- [RAW DATA]
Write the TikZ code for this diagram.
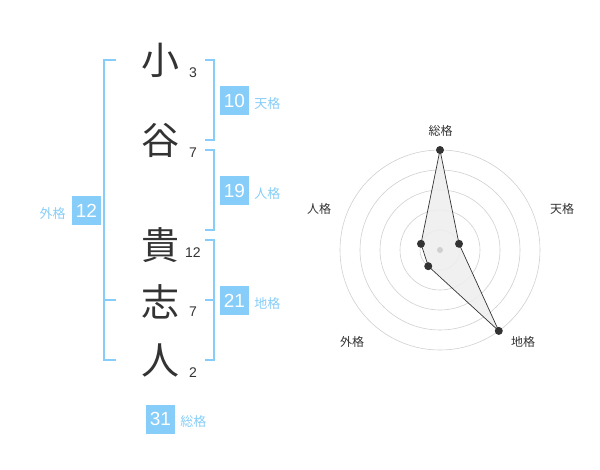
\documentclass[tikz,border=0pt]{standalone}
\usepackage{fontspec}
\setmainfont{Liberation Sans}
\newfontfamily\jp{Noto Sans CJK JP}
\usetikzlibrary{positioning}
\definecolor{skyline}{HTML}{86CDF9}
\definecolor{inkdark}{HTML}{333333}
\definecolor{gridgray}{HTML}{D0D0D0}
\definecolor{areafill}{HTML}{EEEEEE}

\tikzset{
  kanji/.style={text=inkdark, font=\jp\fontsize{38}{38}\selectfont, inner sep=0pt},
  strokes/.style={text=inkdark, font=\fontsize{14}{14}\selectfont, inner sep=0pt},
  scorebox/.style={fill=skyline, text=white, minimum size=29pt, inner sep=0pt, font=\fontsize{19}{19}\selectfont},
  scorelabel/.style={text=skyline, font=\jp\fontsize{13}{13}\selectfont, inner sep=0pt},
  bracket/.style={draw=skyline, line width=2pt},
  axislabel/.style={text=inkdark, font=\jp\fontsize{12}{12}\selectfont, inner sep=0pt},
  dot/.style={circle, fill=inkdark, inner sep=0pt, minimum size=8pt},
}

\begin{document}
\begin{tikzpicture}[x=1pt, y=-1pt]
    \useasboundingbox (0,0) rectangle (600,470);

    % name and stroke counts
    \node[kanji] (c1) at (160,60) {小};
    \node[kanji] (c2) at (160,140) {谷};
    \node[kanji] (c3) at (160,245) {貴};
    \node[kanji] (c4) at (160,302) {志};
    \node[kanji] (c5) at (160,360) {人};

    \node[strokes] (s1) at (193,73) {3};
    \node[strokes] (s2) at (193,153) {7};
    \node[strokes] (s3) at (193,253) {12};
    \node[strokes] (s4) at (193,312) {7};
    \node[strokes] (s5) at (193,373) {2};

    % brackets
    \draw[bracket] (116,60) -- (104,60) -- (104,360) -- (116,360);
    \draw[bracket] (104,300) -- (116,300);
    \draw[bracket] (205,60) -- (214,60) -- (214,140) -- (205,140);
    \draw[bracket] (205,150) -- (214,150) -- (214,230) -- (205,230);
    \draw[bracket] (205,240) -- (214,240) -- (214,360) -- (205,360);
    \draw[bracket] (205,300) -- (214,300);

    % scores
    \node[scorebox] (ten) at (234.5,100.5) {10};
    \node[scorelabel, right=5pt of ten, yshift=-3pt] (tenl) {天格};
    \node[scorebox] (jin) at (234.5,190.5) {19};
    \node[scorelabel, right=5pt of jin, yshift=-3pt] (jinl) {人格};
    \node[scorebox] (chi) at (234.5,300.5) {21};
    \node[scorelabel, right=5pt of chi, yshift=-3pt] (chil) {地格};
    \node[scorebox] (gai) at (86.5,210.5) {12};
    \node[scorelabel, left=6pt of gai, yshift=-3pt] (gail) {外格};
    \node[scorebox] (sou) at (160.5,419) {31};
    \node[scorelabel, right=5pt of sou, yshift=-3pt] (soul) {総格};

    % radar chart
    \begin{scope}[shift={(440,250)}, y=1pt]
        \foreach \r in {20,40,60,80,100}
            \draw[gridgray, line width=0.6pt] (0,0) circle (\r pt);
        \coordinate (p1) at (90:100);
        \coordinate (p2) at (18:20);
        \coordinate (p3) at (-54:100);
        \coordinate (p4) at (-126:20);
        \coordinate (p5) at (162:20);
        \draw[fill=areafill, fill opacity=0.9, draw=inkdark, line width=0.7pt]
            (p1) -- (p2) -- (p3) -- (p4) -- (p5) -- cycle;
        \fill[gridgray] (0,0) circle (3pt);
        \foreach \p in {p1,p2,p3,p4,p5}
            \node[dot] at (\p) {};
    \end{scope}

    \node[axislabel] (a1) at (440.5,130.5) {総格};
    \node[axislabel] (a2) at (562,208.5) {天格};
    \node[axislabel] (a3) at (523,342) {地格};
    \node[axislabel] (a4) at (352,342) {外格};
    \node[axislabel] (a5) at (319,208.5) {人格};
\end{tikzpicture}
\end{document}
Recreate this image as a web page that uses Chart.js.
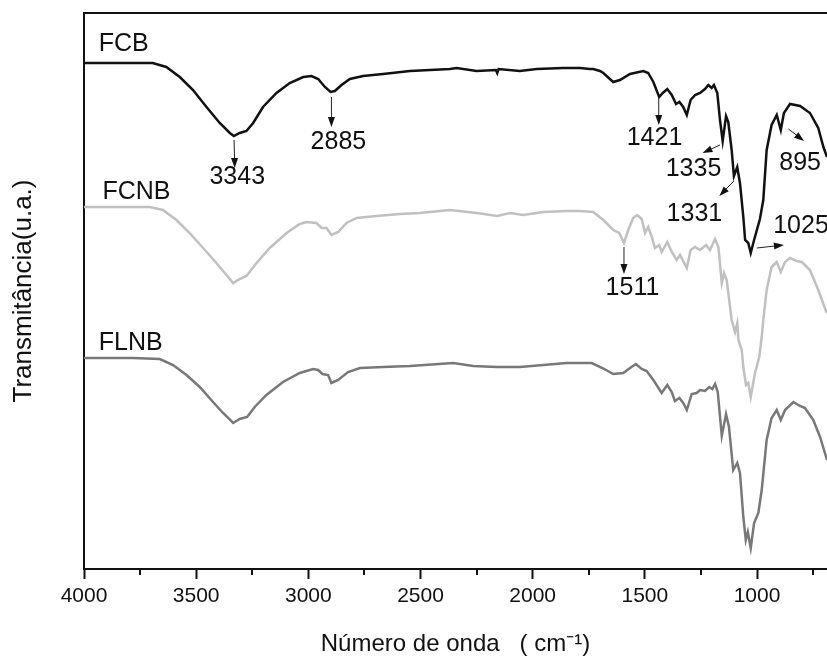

- [WHAT THE EXERCISE ASKS] Reproduce the material in full, word for word, and omit the pictures.

- [TASK RESULT]
Write the TikZ code for this diagram.
\documentclass[tikz,border=0pt]{standalone}
\usepackage{fontspec}
\setmainfont{Liberation Sans}
\newfontfamily\jp{Noto Sans CJK JP}
\usetikzlibrary{positioning}
\definecolor{skyline}{HTML}{86CDF9}
\definecolor{inkdark}{HTML}{333333}
\definecolor{gridgray}{HTML}{D0D0D0}
\definecolor{areafill}{HTML}{EEEEEE}

\tikzset{
  kanji/.style={text=inkdark, font=\jp\fontsize{38}{38}\selectfont, inner sep=0pt},
  strokes/.style={text=inkdark, font=\fontsize{14}{14}\selectfont, inner sep=0pt},
  scorebox/.style={fill=skyline, text=white, minimum size=29pt, inner sep=0pt, font=\fontsize{19}{19}\selectfont},
  scorelabel/.style={text=skyline, font=\jp\fontsize{13}{13}\selectfont, inner sep=0pt},
  bracket/.style={draw=skyline, line width=2pt},
  axislabel/.style={text=inkdark, font=\jp\fontsize{12}{12}\selectfont, inner sep=0pt},
  dot/.style={circle, fill=inkdark, inner sep=0pt, minimum size=8pt},
}

\begin{document}
\begin{tikzpicture}[x=1pt, y=-1pt]
    \useasboundingbox (0,0) rectangle (600,470);

    % name and stroke counts
    \node[kanji] (c1) at (160,60) {小};
    \node[kanji] (c2) at (160,140) {谷};
    \node[kanji] (c3) at (160,245) {貴};
    \node[kanji] (c4) at (160,302) {志};
    \node[kanji] (c5) at (160,360) {人};

    \node[strokes] (s1) at (193,73) {3};
    \node[strokes] (s2) at (193,153) {7};
    \node[strokes] (s3) at (193,253) {12};
    \node[strokes] (s4) at (193,312) {7};
    \node[strokes] (s5) at (193,373) {2};

    % brackets
    \draw[bracket] (116,60) -- (104,60) -- (104,360) -- (116,360);
    \draw[bracket] (104,300) -- (116,300);
    \draw[bracket] (205,60) -- (214,60) -- (214,140) -- (205,140);
    \draw[bracket] (205,150) -- (214,150) -- (214,230) -- (205,230);
    \draw[bracket] (205,240) -- (214,240) -- (214,360) -- (205,360);
    \draw[bracket] (205,300) -- (214,300);

    % scores
    \node[scorebox] (ten) at (234.5,100.5) {10};
    \node[scorelabel, right=5pt of ten, yshift=-3pt] (tenl) {天格};
    \node[scorebox] (jin) at (234.5,190.5) {19};
    \node[scorelabel, right=5pt of jin, yshift=-3pt] (jinl) {人格};
    \node[scorebox] (chi) at (234.5,300.5) {21};
    \node[scorelabel, right=5pt of chi, yshift=-3pt] (chil) {地格};
    \node[scorebox] (gai) at (86.5,210.5) {12};
    \node[scorelabel, left=6pt of gai, yshift=-3pt] (gail) {外格};
    \node[scorebox] (sou) at (160.5,419) {31};
    \node[scorelabel, right=5pt of sou, yshift=-3pt] (soul) {総格};

    % radar chart
    \begin{scope}[shift={(440,250)}, y=1pt]
        \foreach \r in {20,40,60,80,100}
            \draw[gridgray, line width=0.6pt] (0,0) circle (\r pt);
        \coordinate (p1) at (90:100);
        \coordinate (p2) at (18:20);
        \coordinate (p3) at (-54:100);
        \coordinate (p4) at (-126:20);
        \coordinate (p5) at (162:20);
        \draw[fill=areafill, fill opacity=0.9, draw=inkdark, line width=0.7pt]
            (p1) -- (p2) -- (p3) -- (p4) -- (p5) -- cycle;
        \fill[gridgray] (0,0) circle (3pt);
        \foreach \p in {p1,p2,p3,p4,p5}
            \node[dot] at (\p) {};
    \end{scope}

    \node[axislabel] (a1) at (440.5,130.5) {総格};
    \node[axislabel] (a2) at (562,208.5) {天格};
    \node[axislabel] (a3) at (523,342) {地格};
    \node[axislabel] (a4) at (352,342) {外格};
    \node[axislabel] (a5) at (319,208.5) {人格};
\end{tikzpicture}
\end{document}
Recreate this image as a web page that uses Chart.js.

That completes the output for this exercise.